The culinary adventures of a 20-something woman navigating the wonderful world of food!
The culinary adventures of a 20-something year old woman navigating the wonderful world of food!
Tuesday, August 3, 2010
Sour Cream Banana Bread
Growing up in the country, my mother would always make muffins or a loaf when someone in the neighbourhood was sick, had a relative die, or moving into the neighbourhood (you would certainly hope for the latter when it was your turn!) Its just what country-folk did. Sick? You need muffins. Great-aunt Edna died? Better make a loaf.
Her habit of doing this was apparently contagious, as I now turn to muffins and loaves for the exact same thing. For the past few months, Justin's grandma has been recovering from back surgery & has quite limited mobility. As soon as she came home, I took over some banana bread. It was a hit, and I promised many that I would share the recipe. For those in the Sutton office - its the same recipe I made for all of you. This recipe is quite large (it makes 4 loaves), so perhaps cut it in half unless you have friends to share with.
1/4 cup white sugar
1 teaspoon ground cinnamon
3/4 cup butter
3 cups white sugar
6-7 very ripe bananas, mashed
1 (16 ounce) container sour cream (2 cups)

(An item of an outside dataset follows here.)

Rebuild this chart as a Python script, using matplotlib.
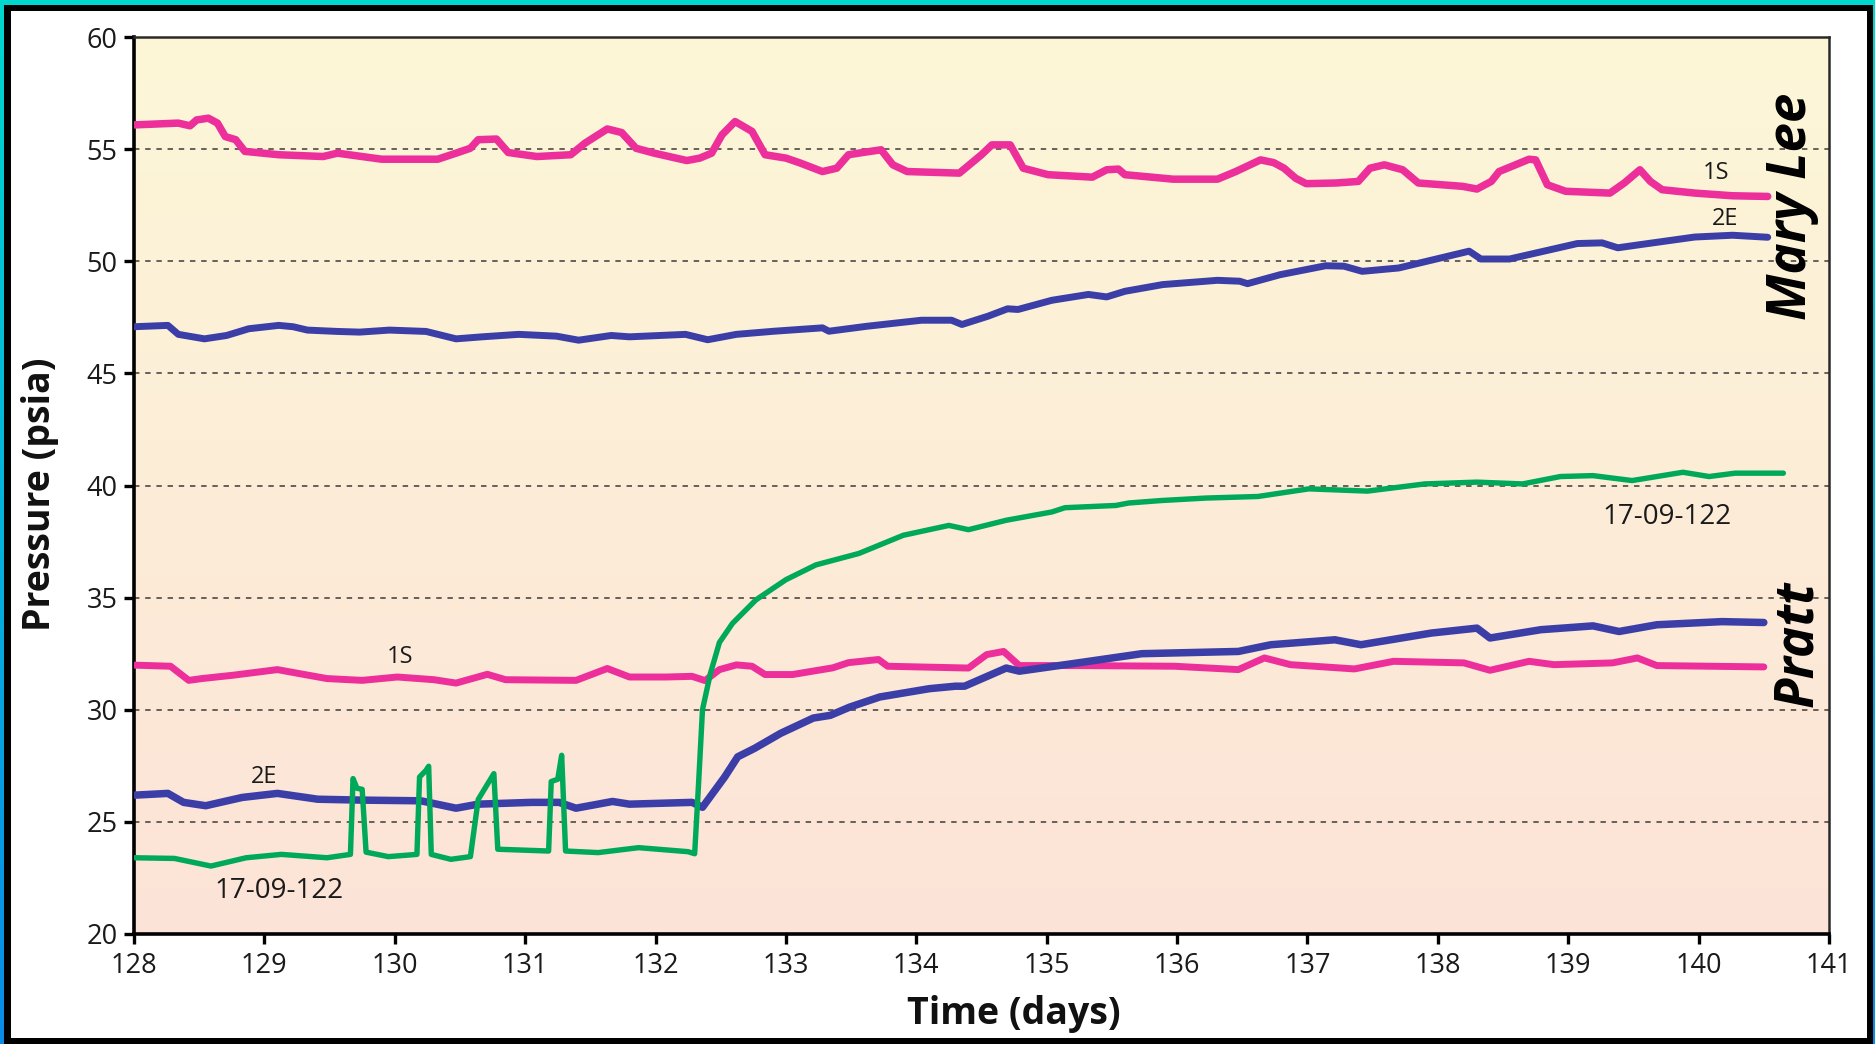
import numpy as np
import matplotlib
matplotlib.use("Agg")
import matplotlib.pyplot as plt
from matplotlib.patches import Rectangle

plt.rcParams['font.family'] = ['Open Sans', 'DejaVu Sans']

# ---------------- data (time in days, pressure in psia) ----------------
mary_lee_1s = [(128.0, 56.08), (128.34, 56.16), (128.43, 56.04), (128.48, 56.3), (128.57, 56.38),
               (128.64, 56.16), (128.7, 55.56), (128.78, 55.42), (128.85, 54.9), (129.11, 54.75),
               (129.45, 54.67), (129.56, 54.82), (129.9, 54.55), (130.33, 54.55), (130.47, 54.82),
               (130.58, 55.04), (130.64, 55.42), (130.78, 55.45), (130.87, 54.85), (131.09, 54.67),
               (131.35, 54.75), (131.46, 55.27), (131.63, 55.9), (131.74, 55.74), (131.85, 55.04),
               (131.99, 54.82), (132.24, 54.49), (132.34, 54.6), (132.43, 54.82), (132.51, 55.64),
               (132.61, 56.23), (132.74, 55.79), (132.84, 54.75), (133.0, 54.6), (133.11, 54.38),
               (133.28, 54.0), (133.39, 54.15), (133.48, 54.75), (133.59, 54.85), (133.73, 54.97),
               (133.82, 54.3), (133.93, 54.0), (134.33, 53.93), (134.5, 54.75), (134.58, 55.19),
               (134.72, 55.19), (134.82, 54.15), (135.01, 53.86), (135.35, 53.75), (135.46, 54.08),
               (135.55, 54.11), (135.6, 53.86), (135.97, 53.66), (136.31, 53.66), (136.45, 54.0),
               (136.64, 54.52), (136.74, 54.4), (136.82, 54.15), (136.91, 53.7), (136.99, 53.46),
               (137.22, 53.49), (137.39, 53.56), (137.48, 54.15), (137.59, 54.3), (137.73, 54.08),
               (137.85, 53.49), (138.19, 53.34), (138.3, 53.22), (138.41, 53.56), (138.47, 54.0),
               (138.7, 54.55), (138.75, 54.52), (138.84, 53.41), (138.98, 53.12), (139.32, 53.04),
               (139.43, 53.49), (139.55, 54.08), (139.63, 53.56), (139.72, 53.19), (139.97, 53.04),
               (140.26, 52.92), (140.53, 52.89)]

mary_lee_2e = [(128.0, 47.08), (128.26, 47.14), (128.34, 46.74), (128.54, 46.54), (128.71, 46.69),
               (128.88, 46.99), (129.11, 47.14), (129.22, 47.08), (129.33, 46.93), (129.56, 46.87),
               (129.73, 46.84), (129.96, 46.93), (130.24, 46.87), (130.47, 46.54), (130.67, 46.63),
               (130.95, 46.74), (131.24, 46.66), (131.41, 46.48), (131.66, 46.69), (131.8, 46.63),
               (132.23, 46.74), (132.4, 46.5), (132.62, 46.74), (132.91, 46.88), (133.28, 47.03),
               (133.33, 46.88), (133.62, 47.1), (134.04, 47.37), (134.27, 47.37), (134.35, 47.18),
               (134.55, 47.55), (134.7, 47.88), (134.78, 47.85), (135.04, 48.26), (135.32, 48.52),
               (135.46, 48.41), (135.6, 48.66), (135.89, 48.96), (136.31, 49.15), (136.48, 49.11),
               (136.54, 49.0), (136.79, 49.4), (137.14, 49.8), (137.28, 49.78), (137.42, 49.55),
               (137.7, 49.7), (138.24, 50.45), (138.33, 50.1), (138.55, 50.1), (139.07, 50.79),
               (139.26, 50.82), (139.38, 50.6), (139.55, 50.74), (139.97, 51.08), (140.26, 51.16),
               (140.53, 51.07)]

pratt_1s = [(128.0, 31.99), (128.28, 31.94), (128.42, 31.31), (128.52, 31.39), (128.76, 31.54),
            (129.1, 31.79), (129.27, 31.61), (129.48, 31.39), (129.75, 31.31), (130.02, 31.46),
            (130.3, 31.34), (130.47, 31.19), (130.71, 31.58), (130.85, 31.34), (131.39, 31.31),
            (131.63, 31.84), (131.8, 31.46), (132.08, 31.46), (132.28, 31.49), (132.38, 31.3),
            (132.49, 31.79), (132.62, 32.0), (132.74, 31.94), (132.84, 31.57), (133.05, 31.57),
            (133.36, 31.87), (133.48, 32.1), (133.71, 32.24), (133.78, 31.94), (134.4, 31.86),
            (134.54, 32.46), (134.67, 32.6), (134.79, 31.97), (135.24, 31.97), (135.98, 31.94),
            (136.47, 31.79), (136.67, 32.31), (136.87, 32.01), (137.36, 31.82), (137.66, 32.16),
            (138.2, 32.09), (138.4, 31.76), (138.7, 32.16), (138.89, 32.01), (139.34, 32.09),
            (139.53, 32.31), (139.68, 31.97), (140.5, 31.91)]

pratt_2e = [(128.0, 26.19), (128.26, 26.27), (128.38, 25.87), (128.55, 25.72), (128.83, 26.09),
            (129.1, 26.27), (129.41, 26.01), (129.75, 25.97), (130.2, 25.94), (130.47, 25.61),
            (130.64, 25.79), (131.05, 25.87), (131.26, 25.87), (131.39, 25.61), (131.67, 25.91),
            (131.8, 25.79), (132.28, 25.87), (132.36, 25.65), (132.53, 27.0), (132.63, 27.9),
            (132.76, 28.28), (132.96, 28.95), (133.21, 29.63), (133.34, 29.75), (133.49, 30.12),
            (133.72, 30.57), (134.1, 30.94), (134.3, 31.05), (134.37, 31.05), (134.69, 31.86),
            (134.79, 31.72), (135.24, 32.09), (135.73, 32.5), (136.47, 32.6), (136.72, 32.9),
            (137.21, 33.12), (137.41, 32.9), (137.95, 33.42), (138.3, 33.64), (138.4, 33.2),
            (138.79, 33.57), (139.19, 33.74), (139.39, 33.49), (139.68, 33.79), (140.18, 33.93),
            (140.5, 33.89)]

well_17_09_122 = [(128.0, 23.4), (128.31, 23.37), (128.59, 23.03), (128.86, 23.4), (129.13, 23.55),
                  (129.48, 23.4), (129.66, 23.55), (129.68, 26.93), (129.71, 26.5), (129.75, 26.45),
                  (129.78, 23.65), (129.95, 23.45), (130.17, 23.55), (130.19, 27.0), (130.24, 27.3),
                  (130.26, 27.48), (130.28, 23.55), (130.43, 23.33), (130.58, 23.45), (130.64, 26.0),
                  (130.76, 27.15), (130.79, 23.78), (131.18, 23.7), (131.2, 26.8), (131.25, 26.9),
                  (131.28, 27.97), (131.31, 23.7), (131.56, 23.63), (131.87, 23.85), (132.25, 23.67),
                  (132.3, 23.58), (132.33, 26.7), (132.36, 30.0), (132.42, 31.6), (132.49, 33.0),
                  (132.59, 33.85), (132.77, 34.9), (133.0, 35.8), (133.23, 36.46), (133.56, 36.97),
                  (133.9, 37.78), (134.25, 38.22), (134.4, 38.03), (134.69, 38.45), (135.04, 38.82),
                  (135.14, 39.01), (135.53, 39.11), (135.63, 39.22), (135.88, 39.33), (136.22, 39.44),
                  (136.62, 39.51), (137.01, 39.85), (137.46, 39.75), (137.9, 40.07), (138.3, 40.15),
                  (138.65, 40.07), (138.94, 40.4), (139.19, 40.44), (139.49, 40.22), (139.88, 40.59),
                  (140.08, 40.4), (140.28, 40.55), (140.65, 40.55)]

x_ticks = list(range(128, 142))
y_ticks = list(range(20, 61, 5))
grid_levels = [25, 30, 35, 40, 45, 50, 55]

# ---------------- styling ----------------
PINK = '#ec2f9a'
BLUE = '#3c3ea8'
GREEN = '#00a85a'
W, H = 1875, 1044

fig = plt.figure(figsize=(W / 100, H / 100), dpi=100)

# frame background (teal -> blue gradient, black band, white interior)
bg = fig.add_axes([0, 0, 1, 1], zorder=-10)
bg.set_xlim(0, W)
bg.set_ylim(H, 0)
bg.axis('off')
top_c = np.array([0, 216, 206]) / 255
bot_c = np.array([10, 140, 232]) / 255
g = np.linspace(0, 1, 256)[:, None, None]
grad = top_c * (1 - g) + bot_c * g
grad = np.repeat(grad, 2, axis=1)
bg.imshow(grad, extent=[0, W, H, 0], aspect='auto', interpolation='bilinear')
bg.add_patch(Rectangle((4, 5), W - 6, H - 5, facecolor='black', edgecolor='none'))
bg.add_patch(Rectangle((11, 11), 1856, 1027, facecolor='white', edgecolor='none'))

# main axes
left, right, top, bottom = 134, 1829, 37, 934
ax = fig.add_axes([left / W, 1 - bottom / H, (right - left) / W, (bottom - top) / H])

# background gradient inside axes (light yellow top -> peach bottom)
c_top = np.array([252, 247, 215]) / 255
c_bot = np.array([253, 227, 216]) / 255
gg = np.linspace(0, 1, 256)[:, None, None]
agrad = np.repeat(c_top * (1 - gg) + c_bot * gg, 2, axis=1)
ax.imshow(agrad, extent=[128, 141, 20, 60], origin='upper', aspect='auto',
          interpolation='bilinear', zorder=0)
ax.set_xlim(128, 141)
ax.set_ylim(20, 60)

for lv in grid_levels:
    ax.axhline(lv, color='#5a5550', lw=1.3, ls=(0, (3, 3.2)), zorder=1)

def draw(series, color, lw):
    t, p = zip(*series)
    ax.plot(t, p, color=color, lw=lw, solid_joinstyle='round', solid_capstyle='round', zorder=3)

draw(mary_lee_1s, PINK, 5.4)
draw(mary_lee_2e, BLUE, 5.0)
draw(pratt_1s, PINK, 5.0)
draw(pratt_2e, BLUE, 5.4)
draw(well_17_09_122, GREEN, 3.9)

# spines and ticks
for s in ['left', 'bottom']:
    ax.spines[s].set_linewidth(2.6)
    ax.spines[s].set_color('black')
for s in ['top', 'right']:
    ax.spines[s].set_linewidth(1.8)
    ax.spines[s].set_color('#2a2a2a')
ax.set_xticks(x_ticks)
ax.set_yticks(y_ticks)
ax.set_xticklabels([str(v) for v in x_ticks])
ax.set_yticklabels([str(v) for v in y_ticks])
ax.tick_params(axis='both', direction='out', length=7, width=2.4, labelsize=19.5,
               colors='black', labelcolor='#1a1a1a')
ax.tick_params(axis='x', pad=6)
ax.tick_params(axis='y', pad=5)

# axis labels
fig.text(1014 / W, 1 - 1014 / H, 'Time (days)', fontsize=27, fontweight='bold',
         ha='center', va='center', color='#111111')
fig.text(40 / W, 1 - 494 / H, 'Pressure (psia)', fontsize=27, fontweight='bold',
         rotation=90, ha='center', va='center', color='#111111')

# series labels
lab = dict(color='#1a1a1a', ha='center', va='center', zorder=5)
ax.text(140.13, 53.92, '1S', fontsize=17, **lab)
ax.text(140.2, 51.9, '2E', fontsize=17, **lab)
ax.text(139.76, 38.6, '17-09-122', fontsize=20, **lab)
ax.text(130.04, 32.37, '1S', fontsize=17, **lab)
ax.text(129.0, 26.99, '2E', fontsize=17, **lab)
ax.text(129.11, 21.92, '17-09-122', fontsize=20, **lab)

# formation labels
ax.text(140.72, 52.45, 'Mary Lee', fontsize=38, fontweight='bold', fontstyle='italic',
        rotation=90, ha='center', va='center', color='black', zorder=5)
ax.text(140.76, 32.95, 'Pratt', fontsize=38, fontweight='bold', fontstyle='italic',
        rotation=90, ha='center', va='center', color='black', zorder=5)

fig.savefig('out.png', dpi=100)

2 teaspoons vanilla extract
2 teaspoons ground cinnamon
1/2 teaspoon salt
3 teaspoons baking soda
4 1/2 cups all-purpose flour
Preheat oven to 305 degrees F. Grease four 7x3 inch loaf pans. In a small bowl, stir together 1/4 cup white sugar and 1 teaspoon cinnamon. Put aside.
In a large bowl, cream butter and 3 cups sugar. Mix in eggs, mashed bananas, sour cream, vanilla and cinnamon. Mix in salt, baking soda and flour. Divide into prepared pans. Sprinkle with sugar cinnamon mixture just prior to baking.
Bake for approximately 45 minutes, until a toothpick inserted in center comes out clean.